Gestation Period Finance: Navigating the Lean Years
The “gestation period” in finance refers to the initial phase of a business or project where significant investment is required, but little to no revenue is generated. Think of it like planting a seed: you spend time and resources on nurturing it before you can harvest anything. These periods can be particularly challenging for startups and companies launching new products or ventures.
Understanding the Challenges
During the gestation period, companies face a unique set of financial pressures. Primarily, expenses are high and income is low, or nonexistent. This puts immense strain on cash flow and working capital. Common expenses include:
- Research and Development (R&D)
- Product Development
- Marketing and Pre-launch Activities
- Infrastructure Development
- Operational Costs (rent, salaries, utilities)
The longer the gestation period, the greater the financial risk. Unforeseen delays, market changes, or technical difficulties can significantly extend this period, depleting resources and jeopardizing the entire project.
Financing Options for Gestation
Securing adequate funding is crucial to successfully navigate the gestation period. Companies have several options, each with its own advantages and disadvantages:
- Seed Funding/Angel Investors: Ideal for early-stage companies, offering smaller amounts of capital in exchange for equity.

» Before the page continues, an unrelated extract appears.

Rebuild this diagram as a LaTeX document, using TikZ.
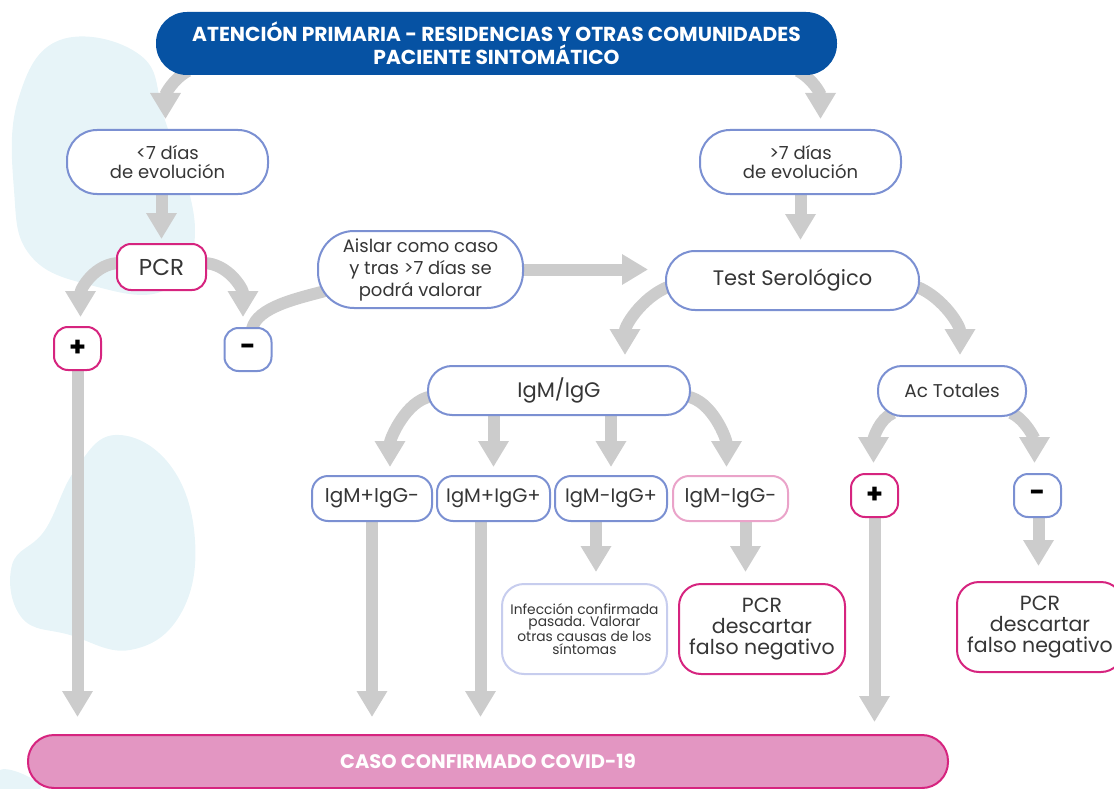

- Venture Capital: Suitable for high-growth potential startups needing larger investments. VCs typically expect a significant return on investment.
- Debt Financing (Loans): Requires repayment with interest. Can be difficult to obtain during the gestation period due to lack of revenue and collateral.
- Government Grants and Subsidies: Available for specific industries or projects that align with government priorities.
- Bootstrapping: Self-funding through personal savings, loans from friends and family, and reinvesting early revenues.
- Strategic Partnerships: Collaborating with established companies that can provide funding, resources, and market access.
Strategies for Managing Finances During Gestation
Beyond securing funding, careful financial management is essential:
- Detailed Budgeting and Forecasting: Creating a realistic budget and cash flow forecast is paramount. Regularly monitor expenses and adjust the plan as needed.
- Cost Optimization: Identify areas where expenses can be reduced without compromising the project’s success.
- Phased Development: Breaking down the project into smaller, manageable phases can help control costs and demonstrate progress to investors.
- Early Revenue Generation: Even if limited, explore opportunities to generate some revenue during the gestation period, such as pre-sales or beta testing programs.
- Investor Communication: Maintain open and transparent communication with investors, providing regular updates on progress and financial performance.
Conclusion
The gestation period is a critical phase for any new business or project. By understanding the financial challenges, securing appropriate funding, and implementing sound financial management strategies, companies can increase their chances of successfully navigating this period and achieving long-term success.